Sensor development life cycle of embedded fiber bragg grating sensor for structural health monitoring

Abstract

SHM (structural health monitoring) involves the development of an autonomous system for continuous monitoring, inspection and damage detection of structures with minimum involvement of labor. Recent research works has shown that fiber optic sensors¹ has several inherent advantages over conventional electrical, electro-mechanical or mechanical sensors because of its small size, light-weight, non-conductivity, fast response, resistance to corrosion, higher-temperature capability, immunity towards electromagnetic interference and ease of embedding into composite materials.
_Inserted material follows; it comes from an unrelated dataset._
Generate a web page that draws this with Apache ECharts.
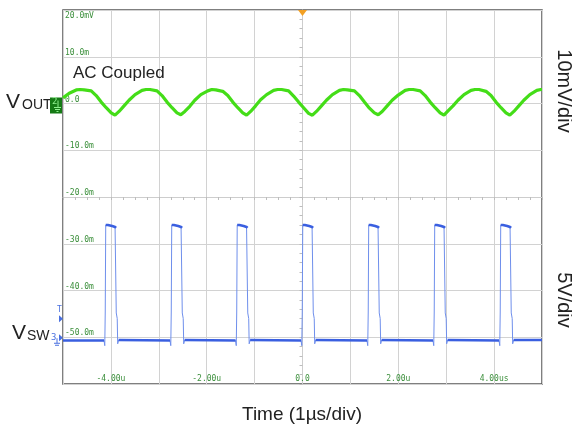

Fiber Bragg grating (FBG) sensors, a special class of fiber-optic sensor, have distinct advantages over other available form of fiber optic sensors as well as non-fi ber optic sensor. It can serve both as the sensing element and the signal transmission medium. Moreover, because of its multiplexing capability and wavelength-encoded measurand (strain, temperature, pressure, humidity etc.) information it serves as a reliable source of remote SHM. In this work, we tried to give a complete methodology for designing and using an embedded FBG sensing system for quasi-static strain monitoring. In the process, we came up with a theoretical model, coined by us as SDLC (sensor development life cycle), which is capable of reducing the computational complexities for developing the sensing system. Simple flowcharts are used to represent our ideologies, and also to make it more useful and acceptable to any engineering domain (viz. civil, mechanical, aerospace etc.). A theoretical analysis for designing FBG, LPG (long period grating) and SFBG (superstructure fiber Bragg grating) using 2-mode coupling and higher-order mode coupling is also discussed here. A robust digital signal processing technique, to retrieve information about the measurands, from the sensor output signal is given by us.